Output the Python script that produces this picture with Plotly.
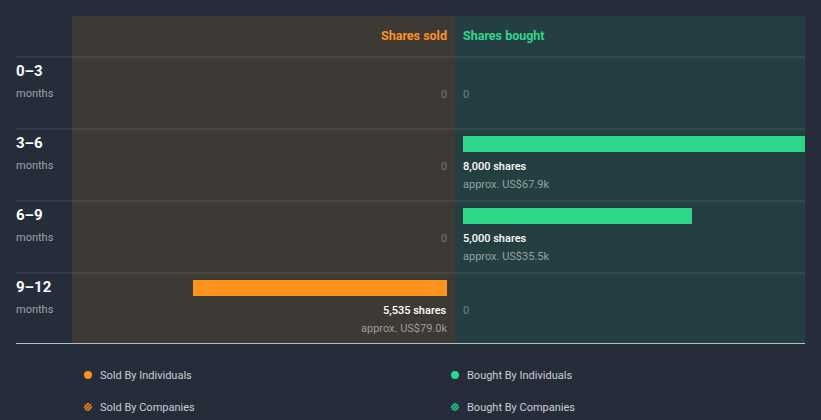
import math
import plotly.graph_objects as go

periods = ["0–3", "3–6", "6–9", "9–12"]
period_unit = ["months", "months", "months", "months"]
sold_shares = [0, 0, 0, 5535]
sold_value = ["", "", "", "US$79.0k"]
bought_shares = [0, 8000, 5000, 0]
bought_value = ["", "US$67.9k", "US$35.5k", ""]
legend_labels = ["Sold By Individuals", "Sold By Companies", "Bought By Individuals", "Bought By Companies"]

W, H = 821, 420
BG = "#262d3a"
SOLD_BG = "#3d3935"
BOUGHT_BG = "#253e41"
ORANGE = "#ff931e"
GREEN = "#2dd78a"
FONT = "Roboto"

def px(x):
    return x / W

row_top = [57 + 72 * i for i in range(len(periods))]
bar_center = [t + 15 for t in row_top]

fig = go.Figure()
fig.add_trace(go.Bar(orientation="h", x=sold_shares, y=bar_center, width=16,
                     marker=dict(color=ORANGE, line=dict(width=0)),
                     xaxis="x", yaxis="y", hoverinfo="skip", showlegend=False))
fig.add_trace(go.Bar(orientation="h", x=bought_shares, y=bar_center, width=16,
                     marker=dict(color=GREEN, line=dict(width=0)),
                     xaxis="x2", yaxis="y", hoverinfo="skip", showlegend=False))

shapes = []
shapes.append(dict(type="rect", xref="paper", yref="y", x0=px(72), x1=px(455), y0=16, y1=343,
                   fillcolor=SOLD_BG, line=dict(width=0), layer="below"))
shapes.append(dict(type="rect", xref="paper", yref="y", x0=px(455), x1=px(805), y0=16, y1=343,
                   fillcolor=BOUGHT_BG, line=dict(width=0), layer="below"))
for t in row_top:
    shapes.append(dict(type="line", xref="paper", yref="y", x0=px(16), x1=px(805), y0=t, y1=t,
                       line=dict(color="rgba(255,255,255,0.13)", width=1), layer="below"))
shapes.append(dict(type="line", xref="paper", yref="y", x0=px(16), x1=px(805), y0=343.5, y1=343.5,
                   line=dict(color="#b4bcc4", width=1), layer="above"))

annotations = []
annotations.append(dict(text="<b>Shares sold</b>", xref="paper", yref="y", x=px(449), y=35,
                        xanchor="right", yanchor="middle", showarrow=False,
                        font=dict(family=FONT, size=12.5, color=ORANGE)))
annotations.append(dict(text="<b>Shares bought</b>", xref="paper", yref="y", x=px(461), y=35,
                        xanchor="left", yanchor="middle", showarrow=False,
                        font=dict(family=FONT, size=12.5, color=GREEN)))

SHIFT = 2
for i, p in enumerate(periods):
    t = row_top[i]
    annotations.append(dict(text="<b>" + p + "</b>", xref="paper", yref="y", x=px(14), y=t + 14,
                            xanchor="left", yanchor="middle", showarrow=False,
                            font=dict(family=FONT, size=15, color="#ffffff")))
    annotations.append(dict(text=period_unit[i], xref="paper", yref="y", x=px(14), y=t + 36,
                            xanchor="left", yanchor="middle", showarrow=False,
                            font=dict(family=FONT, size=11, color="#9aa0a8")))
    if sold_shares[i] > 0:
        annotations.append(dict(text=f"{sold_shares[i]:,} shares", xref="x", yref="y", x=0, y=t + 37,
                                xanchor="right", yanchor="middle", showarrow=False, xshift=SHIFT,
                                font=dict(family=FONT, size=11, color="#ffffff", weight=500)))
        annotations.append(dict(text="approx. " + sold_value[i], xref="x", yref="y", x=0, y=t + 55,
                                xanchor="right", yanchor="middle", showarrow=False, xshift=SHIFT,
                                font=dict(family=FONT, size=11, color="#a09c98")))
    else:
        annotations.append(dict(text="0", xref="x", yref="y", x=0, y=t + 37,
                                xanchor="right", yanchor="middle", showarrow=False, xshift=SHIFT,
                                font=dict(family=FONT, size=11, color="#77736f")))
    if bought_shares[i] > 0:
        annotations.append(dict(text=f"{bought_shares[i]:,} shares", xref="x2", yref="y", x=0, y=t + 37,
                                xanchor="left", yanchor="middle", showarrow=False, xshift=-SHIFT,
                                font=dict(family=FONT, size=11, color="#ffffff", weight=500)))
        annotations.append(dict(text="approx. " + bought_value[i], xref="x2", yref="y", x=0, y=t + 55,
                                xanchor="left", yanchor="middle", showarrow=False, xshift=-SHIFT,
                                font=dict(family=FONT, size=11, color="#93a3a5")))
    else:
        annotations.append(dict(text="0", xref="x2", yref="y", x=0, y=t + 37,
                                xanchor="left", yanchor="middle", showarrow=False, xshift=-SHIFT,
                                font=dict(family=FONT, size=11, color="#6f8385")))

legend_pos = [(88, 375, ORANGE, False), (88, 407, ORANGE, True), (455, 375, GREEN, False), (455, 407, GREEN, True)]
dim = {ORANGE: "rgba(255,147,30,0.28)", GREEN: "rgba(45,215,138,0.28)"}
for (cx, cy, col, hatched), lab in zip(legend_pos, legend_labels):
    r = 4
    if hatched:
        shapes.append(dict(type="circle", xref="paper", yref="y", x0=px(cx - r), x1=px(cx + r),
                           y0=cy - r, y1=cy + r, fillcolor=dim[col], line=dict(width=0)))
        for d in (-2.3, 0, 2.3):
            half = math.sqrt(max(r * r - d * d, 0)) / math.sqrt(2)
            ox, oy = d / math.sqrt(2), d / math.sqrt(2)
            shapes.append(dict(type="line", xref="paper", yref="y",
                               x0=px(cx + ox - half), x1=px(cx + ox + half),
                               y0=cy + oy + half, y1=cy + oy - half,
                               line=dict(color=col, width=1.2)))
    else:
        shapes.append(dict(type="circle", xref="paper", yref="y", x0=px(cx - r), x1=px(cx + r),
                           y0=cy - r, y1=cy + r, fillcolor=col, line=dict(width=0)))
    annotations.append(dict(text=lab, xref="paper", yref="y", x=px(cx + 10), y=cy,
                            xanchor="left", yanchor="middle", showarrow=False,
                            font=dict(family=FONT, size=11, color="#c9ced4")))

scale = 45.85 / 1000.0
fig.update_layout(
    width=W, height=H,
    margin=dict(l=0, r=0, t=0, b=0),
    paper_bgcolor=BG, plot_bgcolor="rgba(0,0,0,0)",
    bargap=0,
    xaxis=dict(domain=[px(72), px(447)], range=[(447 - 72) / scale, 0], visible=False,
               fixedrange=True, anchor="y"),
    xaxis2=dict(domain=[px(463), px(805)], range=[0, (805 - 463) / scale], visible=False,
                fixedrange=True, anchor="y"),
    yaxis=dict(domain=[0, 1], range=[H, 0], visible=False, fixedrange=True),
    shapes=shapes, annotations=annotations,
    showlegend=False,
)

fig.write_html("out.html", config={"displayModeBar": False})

◇ ◇ ◇ ◇ ◇

Exercise objective :: Copy the listing exactly. Any image in it stays out of the copy.

The completed task ::
Output the Python script that produces this picture with Plotly.
import math
import plotly.graph_objects as go

periods = ["0–3", "3–6", "6–9", "9–12"]
period_unit = ["months", "months", "months", "months"]
sold_shares = [0, 0, 0, 5535]
sold_value = ["", "", "", "US$79.0k"]
bought_shares = [0, 8000, 5000, 0]
bought_value = ["", "US$67.9k", "US$35.5k", ""]
legend_labels = ["Sold By Individuals", "Sold By Companies", "Bought By Individuals", "Bought By Companies"]

W, H = 821, 420
BG = "#262d3a"
SOLD_BG = "#3d3935"
BOUGHT_BG = "#253e41"
ORANGE = "#ff931e"
GREEN = "#2dd78a"
FONT = "Roboto"

def px(x):
    return x / W

row_top = [57 + 72 * i for i in range(len(periods))]
bar_center = [t + 15 for t in row_top]

fig = go.Figure()
fig.add_trace(go.Bar(orientation="h", x=sold_shares, y=bar_center, width=16,
                     marker=dict(color=ORANGE, line=dict(width=0)),
                     xaxis="x", yaxis="y", hoverinfo="skip", showlegend=False))
fig.add_trace(go.Bar(orientation="h", x=bought_shares, y=bar_center, width=16,
                     marker=dict(color=GREEN, line=dict(width=0)),
                     xaxis="x2", yaxis="y", hoverinfo="skip", showlegend=False))

shapes = []
shapes.append(dict(type="rect", xref="paper", yref="y", x0=px(72), x1=px(455), y0=16, y1=343,
                   fillcolor=SOLD_BG, line=dict(width=0), layer="below"))
shapes.append(dict(type="rect", xref="paper", yref="y", x0=px(455), x1=px(805), y0=16, y1=343,
                   fillcolor=BOUGHT_BG, line=dict(width=0), layer="below"))
for t in row_top:
    shapes.append(dict(type="line", xref="paper", yref="y", x0=px(16), x1=px(805), y0=t, y1=t,
                       line=dict(color="rgba(255,255,255,0.13)", width=1), layer="below"))
shapes.append(dict(type="line", xref="paper", yref="y", x0=px(16), x1=px(805), y0=343.5, y1=343.5,
                   line=dict(color="#b4bcc4", width=1), layer="above"))

annotations = []
annotations.append(dict(text="<b>Shares sold</b>", xref="paper", yref="y", x=px(449), y=35,
                        xanchor="right", yanchor="middle", showarrow=False,
                        font=dict(family=FONT, size=12.5, color=ORANGE)))
annotations.append(dict(text="<b>Shares bought</b>", xref="paper", yref="y", x=px(461), y=35,
                        xanchor="left", yanchor="middle", showarrow=False,
                        font=dict(family=FONT, size=12.5, color=GREEN)))

SHIFT = 2
for i, p in enumerate(periods):
    t = row_top[i]
    annotations.append(dict(text="<b>" + p + "</b>", xref="paper", yref="y", x=px(14), y=t + 14,
                            xanchor="left", yanchor="middle", showarrow=False,
                            font=dict(family=FONT, size=15, color="#ffffff")))
    annotations.append(dict(text=period_unit[i], xref="paper", yref="y", x=px(14), y=t + 36,
                            xanchor="left", yanchor="middle", showarrow=False,
                            font=dict(family=FONT, size=11, color="#9aa0a8")))
    if sold_shares[i] > 0:
        annotations.append(dict(text=f"{sold_shares[i]:,} shares", xref="x", yref="y", x=0, y=t + 37,
                                xanchor="right", yanchor="middle", showarrow=False, xshift=SHIFT,
                                font=dict(family=FONT, size=11, color="#ffffff", weight=500)))
        annotations.append(dict(text="approx. " + sold_value[i], xref="x", yref="y", x=0, y=t + 55,
                                xanchor="right", yanchor="middle", showarrow=False, xshift=SHIFT,
                                font=dict(family=FONT, size=11, color="#a09c98")))
    else:
        annotations.append(dict(text="0", xref="x", yref="y", x=0, y=t + 37,
                                xanchor="right", yanchor="middle", showarrow=False, xshift=SHIFT,
                                font=dict(family=FONT, size=11, color="#77736f")))
    if bought_shares[i] > 0:
        annotations.append(dict(text=f"{bought_shares[i]:,} shares", xref="x2", yref="y", x=0, y=t + 37,
                                xanchor="left", yanchor="middle", showarrow=False, xshift=-SHIFT,
                                font=dict(family=FONT, size=11, color="#ffffff", weight=500)))
        annotations.append(dict(text="approx. " + bought_value[i], xref="x2", yref="y", x=0, y=t + 55,
                                xanchor="left", yanchor="middle", showarrow=False, xshift=-SHIFT,
                                font=dict(family=FONT, size=11, color="#93a3a5")))
    else:
        annotations.append(dict(text="0", xref="x2", yref="y", x=0, y=t + 37,
                                xanchor="left", yanchor="middle", showarrow=False, xshift=-SHIFT,
                                font=dict(family=FONT, size=11, color="#6f8385")))

legend_pos = [(88, 375, ORANGE, False), (88, 407, ORANGE, True), (455, 375, GREEN, False), (455, 407, GREEN, True)]
dim = {ORANGE: "rgba(255,147,30,0.28)", GREEN: "rgba(45,215,138,0.28)"}
for (cx, cy, col, hatched), lab in zip(legend_pos, legend_labels):
    r = 4
    if hatched:
        shapes.append(dict(type="circle", xref="paper", yref="y", x0=px(cx - r), x1=px(cx + r),
                           y0=cy - r, y1=cy + r, fillcolor=dim[col], line=dict(width=0)))
        for d in (-2.3, 0, 2.3):
            half = math.sqrt(max(r * r - d * d, 0)) / math.sqrt(2)
            ox, oy = d / math.sqrt(2), d / math.sqrt(2)
            shapes.append(dict(type="line", xref="paper", yref="y",
                               x0=px(cx + ox - half), x1=px(cx + ox + half),
                               y0=cy + oy + half, y1=cy + oy - half,
                               line=dict(color=col, width=1.2)))
    else:
        shapes.append(dict(type="circle", xref="paper", yref="y", x0=px(cx - r), x1=px(cx + r),
                           y0=cy - r, y1=cy + r, fillcolor=col, line=dict(width=0)))
    annotations.append(dict(text=lab, xref="paper", yref="y", x=px(cx + 10), y=cy,
                            xanchor="left", yanchor="middle", showarrow=False,
                            font=dict(family=FONT, size=11, color="#c9ced4")))

scale = 45.85 / 1000.0
fig.update_layout(
    width=W, height=H,
    margin=dict(l=0, r=0, t=0, b=0),
    paper_bgcolor=BG, plot_bgcolor="rgba(0,0,0,0)",
    bargap=0,
    xaxis=dict(domain=[px(72), px(447)], range=[(447 - 72) / scale, 0], visible=False,
               fixedrange=True, anchor="y"),
    xaxis2=dict(domain=[px(463), px(805)], range=[0, (805 - 463) / scale], visible=False,
                fixedrange=True, anchor="y"),
    yaxis=dict(domain=[0, 1], range=[H, 0], visible=False, fixedrange=True),
    shapes=shapes, annotations=annotations,
    showlegend=False,
)

fig.write_html("out.html", config={"displayModeBar": False})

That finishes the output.